Como una maldición eterna, arrecia en el mundo la violencia que conduce inevitablemente al desconcierto. Y uno, que se siente incapaz de comprender la persistencia humana en su hundimiento recalcitrante en el caos, padece íntimamente ataques de tristeza cuando observa cómo los caballos desbocados de odios, intransigencias, abusos, ira y soberbia, van ensombreciendo el panorama en muchos lugares del planeta. Especialmente dentro de nuestra querida Casa Común donde proliferan las peores de las rencillas…
Por eso hoy, en la mañana de este suave y soleada de este incipiente otoño, buscando el sosiego en la introversión del pensamiento, he decidido encontrarme con mi amigo el cisne con quien, reconfortado con la elegancia de sus formas y la suavidad de sus movimientos, me complace mantener esos diálogos silenciosos que tan bien conducen la perspectiva del alma.
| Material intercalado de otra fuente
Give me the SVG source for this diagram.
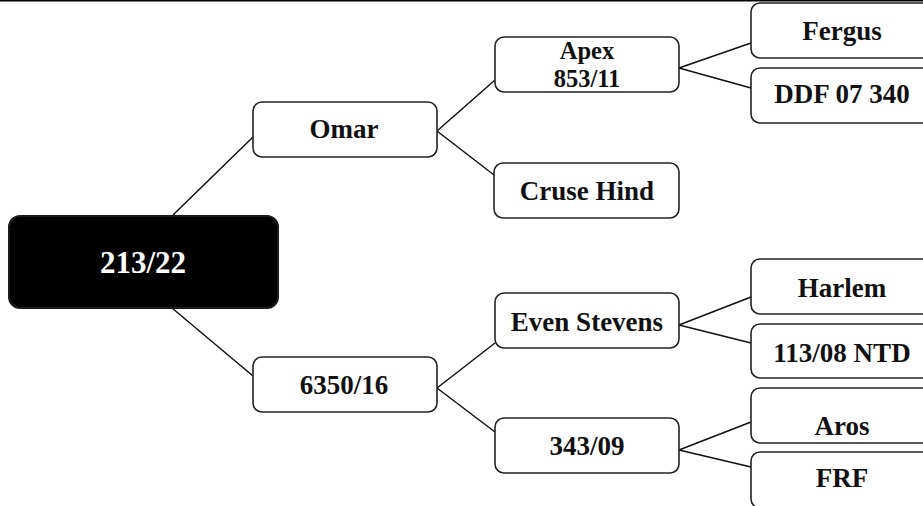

Y así, mientras la majestad del castillo inmediato nos contempla, como testigo mudo de nuestro entendimiento, nos hemos transmitido otra vez nuestros miedos, nuestras zozobras, nuestros sueños… y nuestros deseos. Él me ha dicho que poco necesita para ser feliz. La caricia del agua por su cuerpo, el espacio de suficiente libertad para transitar por la vida, la amistad de sus amigos congéneres del lago, el alimento para el sustento de su bello cuerpo: todo cuanto necesita para su trayectoria vital, a su alcance. Yo le he hablado de mis ansias, mis penas y mis sueños; de mis temores y mis ausencias; de mis escasos éxitos y mis múltiples fracasos; de mis llantos y mis sonrisas. Y, hoy, de la inmensa pena que las batallas – físicas y morales, pero reales – que entre hermanos tienen lugar interminablemente en el mundo y, muy particularmente, en este tan cercano en el que uno vive.
Su respuesta ha sido contundente, y, como otras veces, ha salido del agua para detenerse ante mí, fijar su mirada en la mía, transmitirme un mensaje nítido y, tras recibir de mi mano su alimento, regresar lentamente a esas aguas con su habitual aleteo de despedida, dejando mi interior pleno de paz y esperanza que me permite acabar con mis zozobras y volver a confiar en la inteligencia y la bondad intrínsecas del ser humano para terminar con las luchas fratricidas. Aunque más tarde, incansables, retornen a ellas…
Seguramente él no quiere ser hombre. Y yo, sin duda y sin dejar de serlo, quiero alcanzar su elegancia, su serenidad, su perspectiva y derramar todo ello sobre todos los seres humanos de este mundo.
Gracias, amigo cisne y Vds., como él, sean felices, amigos.